REQUIRED TASK: Examine each line of the data. Copy those that contain the string "chart".

RAW DATA:

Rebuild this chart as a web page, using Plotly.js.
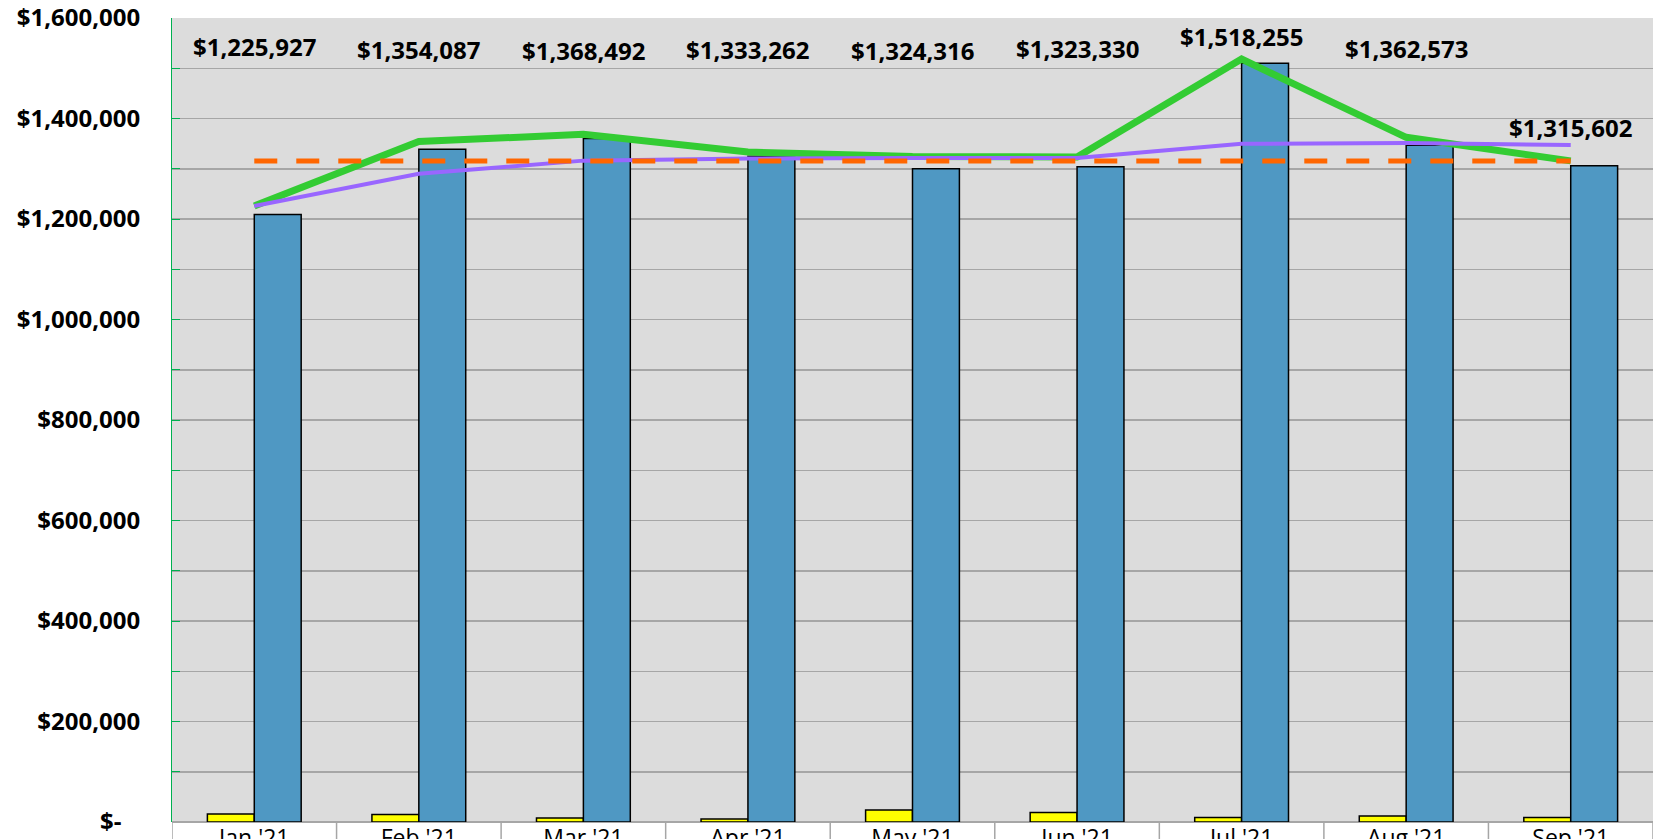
<!DOCTYPE html>
<html>
<head>
<meta charset="utf-8">
<script src="https://cdn.plot.ly/plotly-3.0.1.min.js"></script>
<style>
  html, body { margin: 0; padding: 0; overflow: hidden; background: #ffffff; }
  #chart { width: 1653px; height: 880px; }
</style>
</head>
<body>
<div id="chart"></div>
<script>
// months on the x axis
var months = ["Jan '21", "Feb '21", "Mar '21", "Apr '21", "May '21", "Jun '21", "Jul '21", "Aug '21", "Sep '21"];

// small yellow bars
var yellowValues = [16000, 15000, 8000, 6000, 24000, 19000, 9000, 12000, 9000];
// blue bars
var blueValues = [1209000, 1339000, 1360000, 1325000, 1300000, 1304000, 1510000, 1347000, 1306000];
// green line (labelled values)
var greenValues = [1225927, 1354087, 1368492, 1333262, 1324316, 1323330, 1518255, 1362573, 1315602];
// purple line (running average)
var purpleValues = [1225927, 1290007, 1316169, 1320442, 1321217, 1321569, 1349667, 1351280, 1347316];
// orange dashed line (flat)
var orangeValues = [1315602, 1315602, 1315602, 1315602, 1315602, 1315602, 1315602, 1315602, 1315602];

// where the value labels sit (data units, as placed in the original)
var labelY = [1544000, 1538000, 1536000, 1538000, 1536000, 1540000, 1563000, 1540000, 1382000];

// y axis ticks
var yTickVals = [0, 100000, 200000, 300000, 400000, 500000, 600000, 700000, 800000,
                 900000, 1000000, 1100000, 1200000, 1300000, 1400000, 1500000, 1600000];
var yTickText = ["$-\u00a0\u00a0\u00a0", "", "$200,000", "", "$400,000", "", "$600,000", "", "$800,000",
                 "", "$1,000,000", "", "$1,200,000", "", "$1,400,000", "", "$1,600,000"];

function money(v){
    return "$" + v.toLocaleString("en-US");
}

var labelFont = { family: 'Open Sans, sans-serif', size: 24, color: '#000000', weight: 'bold' };

var trace1 = {
    x: months,
    y: yellowValues,
    type: 'bar',
    marker: { color: '#ffff00', line: { color: '#000000', width: 1.5 } },
    name: 'Yellow'
};

var trace2 = {
    x: months,
    y: blueValues,
    type: 'bar',
    marker: { color: '#4f98c3', line: { color: '#000000', width: 1.5 } },
    name: 'Blue'
};

var trace3 = {
    x: months,
    y: greenValues,
    mode: 'lines',
    line: { color: '#33cc33', width: 7 },
    name: 'Green'
};

var trace4 = {
    x: months,
    y: purpleValues,
    mode: 'lines',
    line: { color: '#9966ff', width: 4 },
    name: 'Purple'
};

var trace5 = {
    x: months,
    y: orangeValues,
    mode: 'lines',
    line: { color: '#ff6600', width: 5, dash: '23px,19px' },
    name: 'Orange'
};

var annotations = [];
for (var i = 0; i < months.length; i++) {
    annotations.push({
        x: months[i],
        y: labelY[i],
        xref: 'x',
        yref: 'y',
        text: money(greenValues[i]),
        showarrow: false,
        font: labelFont
    });
}

// the box dividers under the axis
var shapes = [];
for (var k = 0; k <= months.length; k++) {
    shapes.push({
        type: 'line',
        xref: 'x',
        yref: 'paper',
        x0: k - 0.5,
        x1: k - 0.5,
        y0: 0,
        y1: -0.2,
        line: { color: '#a6a6a6', width: 1.5 }
    });
}

var layout = {
    width: 1653,
    height: 880,
    margin: { l: 172, r: 0, t: 18, b: 58 },
    paper_bgcolor: '#ffffff',
    plot_bgcolor: '#dcdcdc',
    showlegend: false,
    barmode: 'group',
    bargap: 0.43,
    bargroupgap: 0,
    xaxis: {
        type: 'category',
        range: [-0.5, 8.5],
        showgrid: false,
        zeroline: false,
        showline: false,
        ticks: '',
        tickfont: { family: 'Open Sans, sans-serif', size: 23, color: '#000000' }
    },
    yaxis: {
        range: [0, 1600000],
        tickmode: 'array',
        tickvals: yTickVals,
        ticktext: yTickText,
        showgrid: true,
        gridcolor: '#a6a6a6',
        gridwidth: 1.5,
        zeroline: true,
        zerolinecolor: '#a6a6a6',
        zerolinewidth: 1.5,
        showline: true,
        linecolor: '#00b050',
        linewidth: 1,
        ticks: 'inside',
        ticklen: 8,
        tickcolor: '#00b050',
        ticklabelstandoff: 26,
        tickfont: labelFont
    },
    annotations: annotations,
    shapes: shapes
};

Plotly.newPlot("chart", [trace1, trace2, trace3, trace4, trace5], layout, { displayModeBar: false, staticPlot: true });
</script>
</body>
</html>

EXPECTED ANSWER:
Rebuild this chart as a web page, using Plotly.js.
  #chart { width: 1653px; height: 880px; }
<div id="chart"></div>
Plotly.newPlot("chart", [trace1, trace2, trace3, trace4, trace5], layout, { displayModeBar: false, staticPlot: true });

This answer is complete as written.